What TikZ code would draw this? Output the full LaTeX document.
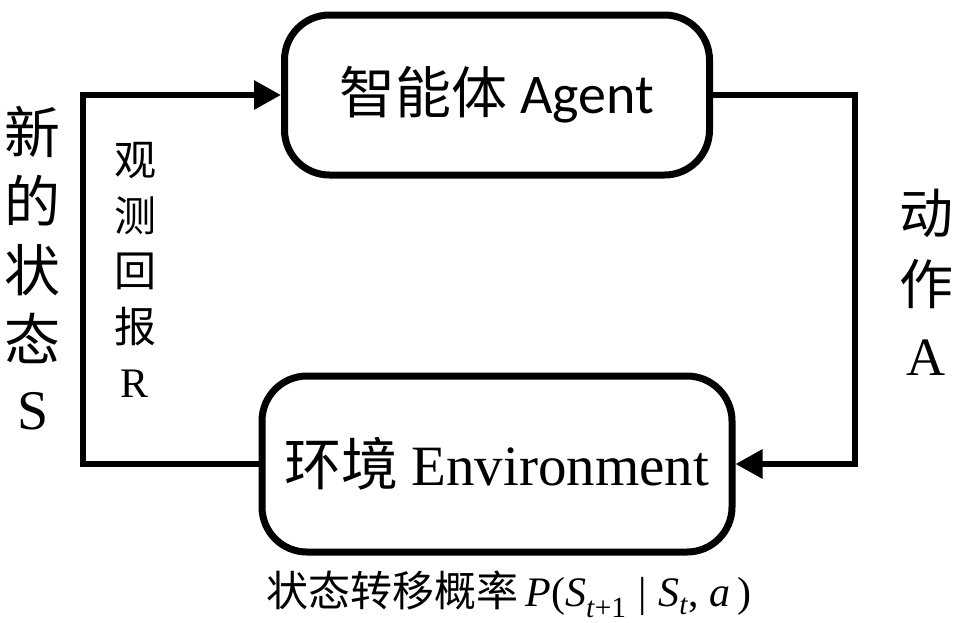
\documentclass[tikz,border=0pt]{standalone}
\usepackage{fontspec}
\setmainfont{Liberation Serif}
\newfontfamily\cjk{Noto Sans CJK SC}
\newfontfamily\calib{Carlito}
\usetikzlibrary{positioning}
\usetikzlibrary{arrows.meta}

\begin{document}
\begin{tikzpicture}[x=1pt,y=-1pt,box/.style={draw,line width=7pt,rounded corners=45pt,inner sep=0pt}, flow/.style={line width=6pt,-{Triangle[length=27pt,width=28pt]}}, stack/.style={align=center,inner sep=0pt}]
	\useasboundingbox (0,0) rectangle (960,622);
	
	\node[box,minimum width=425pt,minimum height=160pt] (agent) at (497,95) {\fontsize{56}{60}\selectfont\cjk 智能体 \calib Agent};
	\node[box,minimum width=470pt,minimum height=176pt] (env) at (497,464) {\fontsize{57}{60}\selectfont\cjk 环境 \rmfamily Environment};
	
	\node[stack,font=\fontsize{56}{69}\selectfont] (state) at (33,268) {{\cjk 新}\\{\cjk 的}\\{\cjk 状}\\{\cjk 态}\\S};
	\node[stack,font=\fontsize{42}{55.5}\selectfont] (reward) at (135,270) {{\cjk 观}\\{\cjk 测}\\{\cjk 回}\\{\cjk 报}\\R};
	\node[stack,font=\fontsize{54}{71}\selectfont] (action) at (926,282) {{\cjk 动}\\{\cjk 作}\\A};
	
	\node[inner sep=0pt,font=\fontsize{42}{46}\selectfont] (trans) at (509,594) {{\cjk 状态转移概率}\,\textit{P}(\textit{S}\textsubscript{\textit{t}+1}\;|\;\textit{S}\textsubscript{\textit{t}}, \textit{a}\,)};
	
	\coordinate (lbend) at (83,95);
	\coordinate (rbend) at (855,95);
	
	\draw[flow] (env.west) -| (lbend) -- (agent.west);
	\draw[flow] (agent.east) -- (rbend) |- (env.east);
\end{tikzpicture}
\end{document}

^^^^^^^^

- Requirements:
Repeat the data exactly, without the pictures.

- Exercise response:
What TikZ code would draw this? Output the full LaTeX document.
\documentclass[tikz,border=0pt]{standalone}
\usepackage{fontspec}
\setmainfont{Liberation Serif}
\newfontfamily\cjk{Noto Sans CJK SC}
\newfontfamily\calib{Carlito}
\usetikzlibrary{positioning}
\usetikzlibrary{arrows.meta}

\begin{document}
\begin{tikzpicture}[x=1pt,y=-1pt,box/.style={draw,line width=7pt,rounded corners=45pt,inner sep=0pt}, flow/.style={line width=6pt,-{Triangle[length=27pt,width=28pt]}}, stack/.style={align=center,inner sep=0pt}]
	\useasboundingbox (0,0) rectangle (960,622);
	
	\node[box,minimum width=425pt,minimum height=160pt] (agent) at (497,95) {\fontsize{56}{60}\selectfont\cjk 智能体 \calib Agent};
	\node[box,minimum width=470pt,minimum height=176pt] (env) at (497,464) {\fontsize{57}{60}\selectfont\cjk 环境 \rmfamily Environment};
	
	\node[stack,font=\fontsize{56}{69}\selectfont] (state) at (33,268) {{\cjk 新}\\{\cjk 的}\\{\cjk 状}\\{\cjk 态}\\S};
	\node[stack,font=\fontsize{42}{55.5}\selectfont] (reward) at (135,270) {{\cjk 观}\\{\cjk 测}\\{\cjk 回}\\{\cjk 报}\\R};
	\node[stack,font=\fontsize{54}{71}\selectfont] (action) at (926,282) {{\cjk 动}\\{\cjk 作}\\A};
	
	\node[inner sep=0pt,font=\fontsize{42}{46}\selectfont] (trans) at (509,594) {{\cjk 状态转移概率}\,\textit{P}(\textit{S}\textsubscript{\textit{t}+1}\;|\;\textit{S}\textsubscript{\textit{t}}, \textit{a}\,)};
	
	\coordinate (lbend) at (83,95);
	\coordinate (rbend) at (855,95);
	
	\draw[flow] (env.west) -| (lbend) -- (agent.west);
	\draw[flow] (agent.east) -- (rbend) |- (env.east);
\end{tikzpicture}
\end{document}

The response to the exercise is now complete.